Support scenarios where inputs_embeds is a model input
eres313 opened this issue · comments
Hi while converting the model with extra_options = {"exclude_embeds": 1}
I am getting below error while loading the model
# Inference
import onnxruntime_genai as og
import time
model = og.Model(output_dir)
RuntimeError: Error encountered while parsing './output_dir/genai_config.json' JSON Error: Unknown value: inputs_embeds at line 20 index 49
Here is the genai_config.json
file
{
"model": {
"bos_token_id": 1,
"context_length": 4096,
"decoder": {
"session_options": {
"log_id": "onnxruntime-genai",
"provider_options": [
{
"cuda": {
"enable_cuda_graph": "0"
}
}
]
},
"filename": "model.onnx",
"head_size": 96,
"hidden_size": 3072,
"inputs": {
"inputs_embeds": "inputs_embeds",
"attention_mask": "attention_mask",
"position_ids": "position_ids",
"past_key_names": "past_key_values.%d.key",
"past_value_names": "past_key_values.%d.value"
},
"outputs": {
"logits": "logits",
"present_key_names": "present.%d.key",
"present_value_names": "present.%d.value"
},
"num_attention_heads": 32,
"num_hidden_layers": 32,
"num_key_value_heads": 32
},
"eos_token_id": 32000,
"pad_token_id": 32000,
"type": "phi3",
"vocab_size": 32015
},
"search": {
"diversity_penalty": 0.0,
"do_sample": false,
"early_stopping": true,
"length_penalty": 1.0,
"max_length": 4096,
"min_length": 0,
"no_repeat_ngram_size": 0,
"num_beams": 1,
"num_return_sequences": 1,
"past_present_share_buffer": false,
"repetition_penalty": 1.0,
"temperature": 1.0,
"top_k": 1,
"top_p": 1.0
}
}
eres313 currently onnxruntime-genai
does not support executing a model with input embeddings as the input to a decoder only model.
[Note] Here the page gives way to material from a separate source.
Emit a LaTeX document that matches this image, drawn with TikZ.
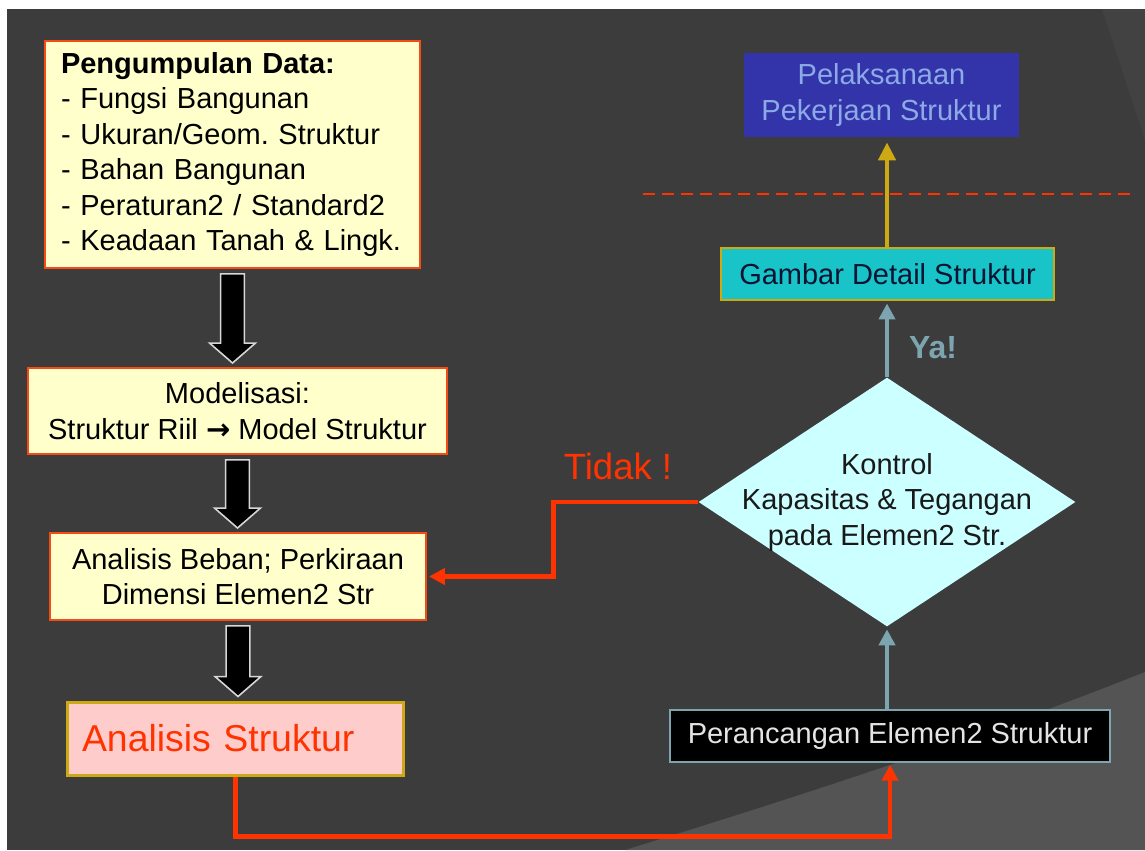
\documentclass[tikz,border=0pt]{standalone}
\usepackage{fontspec}
\setmainfont{Liberation Sans}
\newfontfamily\panahfont{DejaVu Sans}
\usepackage{xcolor}
\definecolor{fcbg}{RGB}{60,60,60}
\definecolor{fcbglight}{RGB}{84,84,84}
\definecolor{fcbgband}{RGB}{66,66,66}
\definecolor{fcyellow}{RGB}{255,255,204}
\definecolor{fcorange}{RGB}{245,75,20}
\definecolor{fcpink}{RGB}{255,204,204}
\definecolor{fcgold}{RGB}{205,170,20}
\definecolor{fcred}{RGB}{255,51,0}
\definecolor{fcpurple}{RGB}{51,51,170}
\definecolor{fclightblue}{RGB}{140,170,230}
\definecolor{fccyan}{RGB}{25,196,200}
\definecolor{fcnavy}{RGB}{10,20,50}
\definecolor{fcice}{RGB}{204,255,255}
\definecolor{fcsteel}{RGB}{125,165,175}
\definecolor{fcwhite}{RGB}{228,228,228}
\definecolor{fcoutline}{RGB}{215,215,215}
\usepackage{tikz}
\usetikzlibrary{arrows.meta, shapes.geometric, calc}
\frenchspacing

% black block arrow between two boxes (offsets in pt)
\newcommand{\blokpanah}[2]{%
  \draw[blok] let \p1=(#1.south), \p2=(#2.north) in
    (\x1-6.8pt,\y1-2.8pt) -- (\x1+6.8pt,\y1-2.8pt) -- (\x1+6.8pt,\y2+13.6pt)
    -- (\x1+13pt,\y2+13.6pt) -- (\x1,\y2+2.3pt) -- (\x1-13pt,\y2+13.6pt)
    -- (\x1-6.8pt,\y2+13.6pt) -- cycle;}

\begin{document}
\begin{tikzpicture}[x=0.02cm, y=-0.02cm,
    teks/.style={font=\fontsize{16.5}{20.2}\selectfont},
    kotak/.style={teks, draw=fcorange, line width=1.1pt, fill=fcyellow, text=black,
      inner sep=0pt, align=center},
    blok/.style={fill=black, draw=fcoutline, line width=0.9pt, line join=miter},
    panahemas/.style={draw=fcgold, line width=2.8pt,
      -{Triangle[width=0.34cm, length=0.36cm]}, shorten >=0.1cm},
    panahbaja/.style={draw=fcsteel, line width=2.8pt,
      -{Triangle[width=0.32cm, length=0.32cm]}, shorten >=0.05cm},
    panahmerah/.style={draw=fcred, line width=2.8pt,
      -{Triangle[width=0.32cm, length=0.32cm]}, shorten >=0.04cm}]

  \useasboundingbox (0,0) rectangle (1145,850);

  % Background
  \fill[white] (0,0) rectangle (1145,850);
  \fill[fcbg] (7,9) rectangle (1145,850);
  \fill[fcbglight] (625,850) .. controls (820,790) and (1000,730) .. (1145,672)
    -- (1145,850) -- cycle;
  \fill[fcbgband] (1102,9) -- (1145,9) -- (1145,140) -- cycle;

  % Left column
  \node[kotak, align=left, minimum width=7.5cm, minimum height=4.54cm,
        text width=6.86cm, inner xsep=0.32cm] (data) at (232.5,154.5)
    {\textbf{Pengumpulan Data:}\\- Fungsi Bangunan\\- Ukuran/Geom. Struktur\\
     - Bahan Bangunan\\- Peraturan2 / Standard2\\- Keadaan Tanah \& Lingk.};
  \node[kotak, minimum width=8.38cm, minimum height=1.72cm] (model) at (237.5,411)
    {Modelisasi:\\Struktur Riil {\panahfont\bfseries →} Model Struktur};
  \node[kotak, minimum width=7.52cm, minimum height=1.74cm] (beban) at (238,576.5)
    {Analisis Beban; Perkiraan\\Dimensi Elemen2 Str};
  \node[draw=fcgold, line width=1.7pt, fill=fcpink, text=fcred, inner sep=0pt,
        font=\fontsize{21.3}{25}\selectfont, align=left, text width=6.14cm,
        inner xsep=0.3cm, minimum width=6.74cm, minimum height=1.46cm]
    (struktur) at (235.5,738.5) {Analisis Struktur};

  % Block arrows
  \blokpanah{data}{model}
  \blokpanah{model}{beban}
  \blokpanah{beban}{struktur}

  % Right column
  \node[teks, fill=fcpurple, text=fclightblue, align=center, inner sep=0pt,
        minimum width=5.5cm, minimum height=1.68cm] (pelaksanaan) at (881.5,95)
    {Pelaksanaan\\Pekerjaan Struktur};
  \node[teks, fill=fccyan, draw=fcgold, line width=1.1pt, text=fcnavy, inner sep=0pt,
        minimum width=6.66cm, minimum height=1.04cm] (gambar) at (887.5,274)
    {Gambar Detail Struktur};
  \node[diamond, fill=fcice, inner sep=0pt, minimum width=7.54cm,
        minimum height=4.98cm] (kontrol) at (887,502) {};
  \node[teks, text=black!90, align=center] (kontroltks) at (kontrol.center)
    {Kontrol\\Kapasitas \& Tegangan\\pada Elemen2 Str.};
  \node[teks, fill=black, draw=fcsteel, line width=0.8pt, text=fcwhite, inner sep=0pt,
        minimum width=8.8cm, minimum height=1.04cm] (perancangan) at (890,736)
    {Perancangan Elemen2 Struktur};

  % Separator line
  \draw[fcred, line width=0.9pt, dash pattern=on 0.24cm off 0.14cm]
    (643,194) -- (1130,194);

  % Labels
  \node[font=\fontsize{20.8}{24}\selectfont, text=fcred] (tidak) at (618,466) {Tidak !};
  \node[font=\fontsize{18.2}{22}\selectfont\bfseries, text=fcsteel] (ya) at (933,348) {Ya!};

  % Connectors
  \draw[panahemas] (kontrol.north |- gambar.north) -- (kontrol.north |- pelaksanaan.south);
  \draw[panahbaja] (kontrol.north) -- (kontrol.north |- gambar.south);
  \draw[panahbaja] (kontrol.south |- perancangan.north) -- (kontrol.south);
  \draw[panahmerah] (kontrol.west) -- ++(-145,0) |- (beban.east);
  \draw[panahmerah] (struktur.south) -- ++(0,60) -| (perancangan.south);
\end{tikzpicture}
\end{document}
Could you share some details around how you plan to retrieve the input embeddings for your use case before they can be passed into onnxruntime-genai as inputs to the model? Do you intend to do this outside of onnxruntime?
Yes, my input embeddings are fixed, I dont want to recompute them every time, so it will be outside the onnxruntime.
The model is taking input_embeds
and attention_mask
as inputs to generate the text.
also have the same issue while running the phi-3 vision onnx
henrywang0314 running phi-3 vision onnx model should not give you that error. What version of onnxruntime-genai are you using?
Could you share the output of pip list | grep onnxruntime-genai
if using linux?
Yes, my input embeddings are fixed, I dont want to recompute them every time, so it will be outside the onnxruntime.
OrkhanHI We can add some work in onnxruntime-genai to support scenarios where the input is inputs_embeds. For now, this is not supported.
Same issue with phi-3-vision when following the instructions here: https://onnxruntime.ai/docs/genai/tutorials/phi3-v.html
pip list | grep onnxruntime-genai
onnxruntime-genai 0.2.0
python phi3v.py -m cpu-int4-rtn-block-32-acc-level-4
Loading model...
Traceback (most recent call last):
File "/home/cbiebers/devel/onnx-phi-3-vision/phi3v.py", line 66, in
run(args)
File "/home/cbiebers/devel/onnx-phi-3-vision/phi3v.py", line 16, in run
model = og.Model(args.model_path)
RuntimeError: Error encountered while parsing 'cpu-int4-rtn-block-32-acc-level-4/genai_config.json' JSON Error: Unknown value: inputs_embeds at line 14 index 49
Please use the release candidate 0.3.0-rc2
Use --pre
in your pip install command.
pip install --pre onnxruntime-genai